→ Short exercise: Go through the entries below and pick out every line with "that".

☆ ☆ ☆ ☆ ☆

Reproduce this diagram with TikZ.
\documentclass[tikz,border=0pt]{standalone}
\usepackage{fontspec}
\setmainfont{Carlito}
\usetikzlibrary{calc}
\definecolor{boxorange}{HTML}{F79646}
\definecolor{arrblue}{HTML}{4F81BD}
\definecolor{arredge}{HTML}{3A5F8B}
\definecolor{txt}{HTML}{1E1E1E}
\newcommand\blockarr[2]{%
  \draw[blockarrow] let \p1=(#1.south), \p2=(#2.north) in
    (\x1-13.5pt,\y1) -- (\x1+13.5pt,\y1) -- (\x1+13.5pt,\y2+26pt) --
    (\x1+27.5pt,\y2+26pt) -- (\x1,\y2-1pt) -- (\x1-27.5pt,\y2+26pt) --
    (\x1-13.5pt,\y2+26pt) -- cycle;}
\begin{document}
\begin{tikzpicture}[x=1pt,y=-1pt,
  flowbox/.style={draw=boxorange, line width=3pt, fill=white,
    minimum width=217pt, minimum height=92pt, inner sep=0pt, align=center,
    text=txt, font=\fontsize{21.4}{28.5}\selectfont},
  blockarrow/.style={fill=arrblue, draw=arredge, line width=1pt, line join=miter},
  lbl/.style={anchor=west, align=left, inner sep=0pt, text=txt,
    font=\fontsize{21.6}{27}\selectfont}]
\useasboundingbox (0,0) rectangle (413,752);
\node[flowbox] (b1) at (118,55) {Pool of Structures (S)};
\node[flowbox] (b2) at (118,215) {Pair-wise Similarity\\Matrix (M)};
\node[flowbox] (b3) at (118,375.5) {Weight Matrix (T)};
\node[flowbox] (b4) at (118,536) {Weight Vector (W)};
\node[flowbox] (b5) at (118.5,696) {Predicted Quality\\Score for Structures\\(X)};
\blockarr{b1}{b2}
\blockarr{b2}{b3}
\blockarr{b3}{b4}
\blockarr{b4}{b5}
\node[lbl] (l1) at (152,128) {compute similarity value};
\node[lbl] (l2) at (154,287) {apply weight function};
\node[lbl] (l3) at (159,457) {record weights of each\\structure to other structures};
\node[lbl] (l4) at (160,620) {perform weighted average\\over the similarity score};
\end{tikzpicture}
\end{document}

☆ ☆ ☆ ☆ ☆

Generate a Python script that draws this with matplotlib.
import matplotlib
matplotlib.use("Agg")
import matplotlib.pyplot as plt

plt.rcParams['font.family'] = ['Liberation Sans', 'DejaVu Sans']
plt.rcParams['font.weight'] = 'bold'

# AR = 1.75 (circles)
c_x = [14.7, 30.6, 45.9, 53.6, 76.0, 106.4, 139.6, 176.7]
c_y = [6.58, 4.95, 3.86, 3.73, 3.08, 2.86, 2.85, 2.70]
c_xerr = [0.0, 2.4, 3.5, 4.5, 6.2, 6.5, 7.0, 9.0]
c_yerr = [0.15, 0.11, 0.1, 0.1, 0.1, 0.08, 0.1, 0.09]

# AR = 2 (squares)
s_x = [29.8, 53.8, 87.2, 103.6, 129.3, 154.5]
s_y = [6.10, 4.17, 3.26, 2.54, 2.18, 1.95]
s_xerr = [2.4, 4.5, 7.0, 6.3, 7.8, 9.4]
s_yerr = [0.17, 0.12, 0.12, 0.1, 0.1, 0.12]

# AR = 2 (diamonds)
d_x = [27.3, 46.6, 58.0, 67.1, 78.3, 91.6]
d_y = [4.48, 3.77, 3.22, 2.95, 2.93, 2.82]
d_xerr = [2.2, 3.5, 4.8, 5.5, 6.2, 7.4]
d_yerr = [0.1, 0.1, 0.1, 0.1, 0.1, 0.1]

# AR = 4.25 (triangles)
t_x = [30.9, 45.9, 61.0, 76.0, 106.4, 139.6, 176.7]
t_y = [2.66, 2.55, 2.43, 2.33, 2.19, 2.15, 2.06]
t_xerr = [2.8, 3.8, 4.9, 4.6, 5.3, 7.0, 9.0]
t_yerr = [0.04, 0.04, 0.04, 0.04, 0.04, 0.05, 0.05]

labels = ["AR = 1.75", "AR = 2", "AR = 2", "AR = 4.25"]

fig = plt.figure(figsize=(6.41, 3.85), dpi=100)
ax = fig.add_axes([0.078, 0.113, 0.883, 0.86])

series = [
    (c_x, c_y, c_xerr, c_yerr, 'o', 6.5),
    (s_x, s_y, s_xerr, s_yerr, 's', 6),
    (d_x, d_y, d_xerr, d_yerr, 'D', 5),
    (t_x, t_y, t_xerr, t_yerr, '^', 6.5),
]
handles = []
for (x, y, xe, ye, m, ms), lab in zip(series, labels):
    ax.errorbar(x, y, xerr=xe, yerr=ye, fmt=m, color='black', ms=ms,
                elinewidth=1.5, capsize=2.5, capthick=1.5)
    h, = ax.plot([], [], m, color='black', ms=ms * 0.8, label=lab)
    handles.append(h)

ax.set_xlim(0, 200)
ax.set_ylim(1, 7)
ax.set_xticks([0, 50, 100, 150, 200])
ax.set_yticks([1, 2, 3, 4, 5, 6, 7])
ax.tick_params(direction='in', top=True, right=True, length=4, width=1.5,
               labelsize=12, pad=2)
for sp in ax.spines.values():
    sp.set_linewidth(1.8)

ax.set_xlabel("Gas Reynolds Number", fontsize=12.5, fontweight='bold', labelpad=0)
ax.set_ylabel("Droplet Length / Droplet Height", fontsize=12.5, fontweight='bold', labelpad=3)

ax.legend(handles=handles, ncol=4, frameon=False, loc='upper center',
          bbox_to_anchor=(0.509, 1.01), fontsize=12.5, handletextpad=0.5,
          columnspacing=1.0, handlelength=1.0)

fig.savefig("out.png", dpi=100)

☆ ☆ ☆ ☆ ☆

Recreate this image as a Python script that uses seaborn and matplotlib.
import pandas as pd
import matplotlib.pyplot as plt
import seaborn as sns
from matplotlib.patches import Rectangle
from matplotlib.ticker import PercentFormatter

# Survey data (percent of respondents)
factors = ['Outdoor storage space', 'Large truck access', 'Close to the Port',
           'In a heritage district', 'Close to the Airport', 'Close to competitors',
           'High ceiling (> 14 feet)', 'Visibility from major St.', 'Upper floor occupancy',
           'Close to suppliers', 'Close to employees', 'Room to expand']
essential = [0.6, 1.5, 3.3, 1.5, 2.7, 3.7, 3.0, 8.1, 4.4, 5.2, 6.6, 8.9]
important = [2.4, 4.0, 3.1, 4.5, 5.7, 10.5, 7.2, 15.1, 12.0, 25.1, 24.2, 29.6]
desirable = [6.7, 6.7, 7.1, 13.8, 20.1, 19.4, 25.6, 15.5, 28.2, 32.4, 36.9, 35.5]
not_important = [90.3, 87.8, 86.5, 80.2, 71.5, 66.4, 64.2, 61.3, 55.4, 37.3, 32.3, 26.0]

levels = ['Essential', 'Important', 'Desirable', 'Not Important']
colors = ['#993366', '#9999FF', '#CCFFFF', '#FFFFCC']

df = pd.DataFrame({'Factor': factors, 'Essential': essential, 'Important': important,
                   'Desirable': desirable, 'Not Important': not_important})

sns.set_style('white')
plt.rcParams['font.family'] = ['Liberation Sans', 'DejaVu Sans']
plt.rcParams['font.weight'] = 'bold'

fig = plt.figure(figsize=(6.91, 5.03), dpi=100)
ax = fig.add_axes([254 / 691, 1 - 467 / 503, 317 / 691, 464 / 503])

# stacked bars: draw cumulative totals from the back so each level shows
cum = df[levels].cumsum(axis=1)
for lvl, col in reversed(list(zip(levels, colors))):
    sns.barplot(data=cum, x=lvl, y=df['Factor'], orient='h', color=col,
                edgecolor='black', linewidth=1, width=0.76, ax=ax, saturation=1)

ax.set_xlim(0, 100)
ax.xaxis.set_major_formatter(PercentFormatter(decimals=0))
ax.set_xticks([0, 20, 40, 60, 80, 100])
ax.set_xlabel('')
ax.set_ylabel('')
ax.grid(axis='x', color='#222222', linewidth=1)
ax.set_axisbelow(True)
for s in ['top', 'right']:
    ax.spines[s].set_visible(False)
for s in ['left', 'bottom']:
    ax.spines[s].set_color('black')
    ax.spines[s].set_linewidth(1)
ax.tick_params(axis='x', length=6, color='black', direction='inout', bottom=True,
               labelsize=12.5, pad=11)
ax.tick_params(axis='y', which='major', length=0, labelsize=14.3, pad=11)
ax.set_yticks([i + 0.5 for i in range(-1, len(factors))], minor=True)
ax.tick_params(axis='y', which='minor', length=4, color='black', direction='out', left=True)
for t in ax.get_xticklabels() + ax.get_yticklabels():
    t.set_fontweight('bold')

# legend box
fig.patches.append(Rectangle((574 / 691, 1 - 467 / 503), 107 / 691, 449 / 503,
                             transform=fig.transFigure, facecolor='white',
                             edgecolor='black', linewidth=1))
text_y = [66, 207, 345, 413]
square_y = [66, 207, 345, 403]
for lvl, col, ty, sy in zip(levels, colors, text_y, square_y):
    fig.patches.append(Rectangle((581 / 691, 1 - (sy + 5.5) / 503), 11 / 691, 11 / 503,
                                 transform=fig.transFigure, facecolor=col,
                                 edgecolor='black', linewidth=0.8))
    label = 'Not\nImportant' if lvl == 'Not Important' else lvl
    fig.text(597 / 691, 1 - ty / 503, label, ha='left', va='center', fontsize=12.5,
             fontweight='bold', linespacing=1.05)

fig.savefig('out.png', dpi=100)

☆ ☆ ☆ ☆ ☆

→ Full answer:
Generate a Python script that draws this with matplotlib.
Recreate this image as a Python script that uses seaborn and matplotlib.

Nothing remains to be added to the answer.